Adultos no espectro
Raphael Bezerra da Silva é jornalista e portador do Espectro Austita
As neurodivergências, quando detectadas ainda na infância, podem não provocar transtornos tão significativos quanto a descoberta de determinados tipos de condições já na fase adulta da vida. Passar pela infância, adolescência e parte da vida adulta sem compreender seus comportamentos, especialmente os sociais, manias e comportamentos repetitivos geram, em muitos, uma frustração muito grande. Conhecido como TEA, o Transtorno do Espectro Autista, é uma condição plural que atinge pessoas de diversas classes sociais, gênero, cor e raça.
Depois de completar 27 anos e passar por uma profunda crise de depressão, o que incluiu a perda severa de peso, apagões, crises de pânico e afastamento de pessoas próximas e amadas, voltei correndo para os tratamentos psicológicos.
Minha primeira experiência em um consultório foi em 2016, depois de uma série de automutilações e desprazeres cotidianos. A dificuldade em lidar com perdas e mudanças sempre me atingiu de uma forma substancial. Ao longo das primeiras dez sessões, ficou muito claro que a minha principal demanda era a dificuldade em manter relações sociais próximas, dificuldade em fixar em trabalhos ou estudos.

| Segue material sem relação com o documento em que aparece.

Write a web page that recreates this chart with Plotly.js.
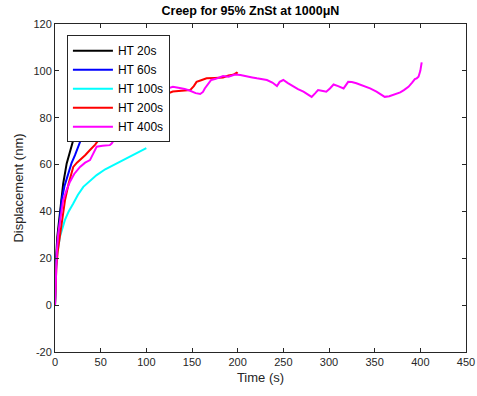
<!DOCTYPE html>
<html><head><meta charset="utf-8">
<script src="https://cdn.plot.ly/plotly-3.0.1.min.js"></script>
<style>body{margin:0;padding:0;background:#fff}#chart{width:477px;height:396px}</style>
</head><body><div id="chart"></div>
<script>
const seriesNames = ["HT 20s", "HT 60s", "HT 100s", "HT 200s", "HT 400s"];
const seriesColors = ["#000000", "#0000ff", "#00ffff", "#ff0000", "#ff00ff"];

const yTickVals = [-20, 0, 20, 40, 60, 80, 100, 120];
const yTickText = ["-20", "0", "20", "40", "60", "80", "100", "120"];

const t20 = [0, 0.5, 1.1, 2.5, 4.7, 7, 9, 12.8, 16, 20];
const y20 = [0, 10, 19.2, 29, 37.7, 46, 52, 60.5, 65.5, 70.5];

const t60 = [0, 0.5, 1.2, 2.2, 3.6, 7.3, 10.5, 14.6, 18, 21.9, 26, 31, 36, 42, 50, 60];
const y60 = [0, 9, 17, 24, 30.6, 44.9, 51, 56.3, 60.5, 64, 68.5, 73.3, 76.5, 79.7, 83, 86.5];

const t100 = [0, 0.5, 1.1, 2.5, 5.4, 10.8, 15, 20, 25, 31, 38, 45.6, 55, 67.5, 80, 90, 100];
const y100 = [0, 7, 15, 22, 29.2, 36.3, 40, 43.4, 47, 50.5, 53, 55.5, 58, 60.5, 63, 65, 67];

const t200 = [0, 0.5, 1.5, 3, 5.5, 8, 11, 15, 20, 24, 27.4, 33, 38.3, 44, 49, 51, 53, 55, 58, 62, 65.7, 75, 90, 105, 118, 120.4, 122, 124, 129, 138, 148, 152, 155, 160, 166, 175, 184, 190, 195, 199, 200];
const y200 = [0, 8, 16.4, 23, 30.6, 38, 44.9, 52, 59, 60.8, 61.9, 64, 66.2, 68.5, 71.2, 73, 76.1, 77, 78.3, 79, 79.7, 82, 84, 85.5, 86.5, 86.8, 88.5, 90.4, 91.2, 91.5, 91.8, 93.5, 95.3, 96, 96.8, 97, 97.2, 98, 98.3, 99.2, 98.9];

const t400 = [0, 0.5, 1.1, 2, 3.6, 6, 9, 12.5, 16.4, 21, 27.4, 33, 38.3, 42, 45.6, 52, 60, 62, 65.7, 70, 74.8, 79, 84, 85.7, 95, 105, 115, 120.4, 125, 129, 135, 142, 148, 154, 159, 162, 164, 168, 171, 176, 184, 190, 197, 203, 210, 216, 221, 227, 232, 238, 243, 246, 250, 255, 261, 266, 272, 277, 281, 285, 288, 292, 297, 301, 305, 310, 316, 321, 325, 330, 337, 345, 352, 356, 361, 366, 372, 378, 382, 387, 391, 394, 396, 398, 400, 401.5];
const y400 = [0, 7, 16.4, 23, 30.6, 38, 44.9, 49, 52.7, 56, 59, 60.8, 61.9, 64.8, 67.6, 68, 68.3, 69, 71.2, 73, 75.5, 77, 79, 81.9, 86, 89, 91.5, 92.1, 92.8, 93.2, 92.8, 92.3, 91.5, 90.5, 90.1, 91, 92.5, 94.5, 96.1, 96.6, 97.8, 97.5, 98.4, 98.2, 97.5, 97.2, 96.8, 96.5, 96.1, 95, 93.5, 95.3, 96.1, 94.8, 93.2, 92.2, 91.1, 90, 88.9, 90.5, 91.8, 91.5, 91.1, 92.5, 94.2, 93.5, 92.5, 95.3, 95.2, 94.7, 93.8, 92.5, 91.1, 90, 88.9, 89.2, 90, 90.8, 91.8, 93.2, 95, 96.5, 96.8, 97.5, 100, 103.6];

const tData = [t20, t60, t100, t200, t400];
const yData = [y20, y60, y100, y200, y400];

const traces = seriesNames.map((n, i) => ({
  x: tData[i], y: yData[i], name: n, type: 'scatter', mode: 'lines',
  line: {color: seriesColors[i], width: 2}
}));

const layout = {
  width: 477, height: 396,
  margin: {l: 55, r: 11, t: 24, b: 44},
  paper_bgcolor: '#fff', plot_bgcolor: '#fff',
  font: {family: 'Arial, Liberation Sans, sans-serif', size: 11, color: '#262626'},
  title: {text: '<b>Creep for 95% ZnSt at 1000μN</b>', font: {size: 12.5, color: '#000'}, x: 0.525, xanchor: 'center', y: 0.985, yanchor: 'top'},
  xaxis: {
    range: [0, 450], dtick: 50, tick0: 0, ticks: 'inside', ticklen: 4, tickcolor: '#262626',
    showline: true, linecolor: '#262626', linewidth: 1, mirror: 'ticks', showgrid: false, zeroline: false,
    title: {text: 'Time (s)', font: {size: 13}, standoff: 5}, tickfont: {size: 11}
  },
  yaxis: {
    range: [-20, 120], tickmode: 'array', tickvals: yTickVals, ticktext: yTickText,
    ticks: 'inside', ticklen: 4, tickcolor: '#262626',
    showline: true, linecolor: '#262626', linewidth: 1, mirror: 'ticks', showgrid: false, zeroline: false,
    title: {text: 'Displacement (nm)', font: {size: 13}, standoff: 6}, tickfont: {size: 11}
  },
  legend: {
    x: 0.029, y: 0.966, xanchor: 'left', yanchor: 'top',
    bgcolor: '#fff', bordercolor: '#262626', borderwidth: 1,
    font: {size: 12, color: '#000'}, tracegroupgap: 0, itemwidth: 40
  },
  showlegend: true
};

Plotly.newPlot('chart', traces, layout, {displayModeBar: false, staticPlot: true});
</script></body></html>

Em 2019, depois de encarar um trauma que mudou a minha perspectiva de vida, a primeira sugestão de uma avaliação multidisciplinar me foi oferecida. Durante acompanhamento com um psicólogo através do Sistema Único de Saúde (SUS), a possibilidade de que algo de “errado” dentro de mim finalmente apareceu. Embora a possibilidade de ser portador do autismo estivesse fora do meu campo de visão, descobrir que o que eu sentia e como eu sentia não era uma exclusividade me aliviou.
Mas chegar a um diagnóstico não foi tão simples. Em três anos, consegui uma certa estabilidade no Jornal O Hoje, passando de repórter de política, Editor Executivo e atualmente comando a Editoria de Cidades. Com a minha formação em jornalismo, conheci muitas famílias, crianças e adultos com a TEA. Esse contato me ajudou a me perceber.
Cada vez que eu passava por um psicólogo, psiquiatra e psicanalista, mais clareza eu tinha sobre as minhas dificuldades sociais, o traço mais marcante da minha condição.
Me aproximar e me manter próximo de alguém sempre foi um desafio. Com o início da pandemia, essa dificuldade virou um pesadelo. Até mesmo ficar dentro do quarto, isolado até mesmo da minha mãe, pai e irmão, era tão exaustivo que eu precisei fugir.
À flor da pele
E fugir foi a pior decisão que tomei na vida. Com a impulsividade à flor da pele, morando sozinho e encarando muitos dilemas, entendi que não conseguia realizar certas atividades comuns do dia a dia para um adulto. Manter a higiene pessoal em dias, organizar e planejar atividades para o dia eram extremamente complexas e trabalhosas.
Passei meses frustrado por não conseguir manter uma rotina de atenção às pessoas amadas. Decepcionado por não conseguir, pasmem, tomar banho, me alimentar e manter uma agenda programada para os próximos dias.
O sentimento de fracasso, pressionado pela solidão após o afastamento das pessoas próximas, desencadeou minha ansiedade e despertou crises de pânico incontroláveis.
Sobrevivendo
Depois de voltar para casa e receber os cuidados e atenção necessários para me restabelecer, voltei a procurar ajuda psicológica. Já na segunda consulta veio a especulação. “É bem possível que você seja autista”. Com a indicação para o neurologista e psiquiatra, iniciei alguns testes, convoquei parte da minha família para me acompanhar e, quando chegou o diagnóstico, chorei de alegria e alívio.
Daquele dia em diante, nada mais pareceu me assustar. Tudo o que vivi, como vivi e senti a vida fez tanto sentido que parecia que havia nascido novamente.
Esse sentimento de que eu posso abraçar o mundo ressignificou tanto minha cabeça. Mas ainda há tantas coisas e tantas pessoas que eu perdi ou abandonei por não compreender suas intenções e sentimentos que ainda dói. Mas é bom poder finalmente não sentir vergonha de mim mesmo.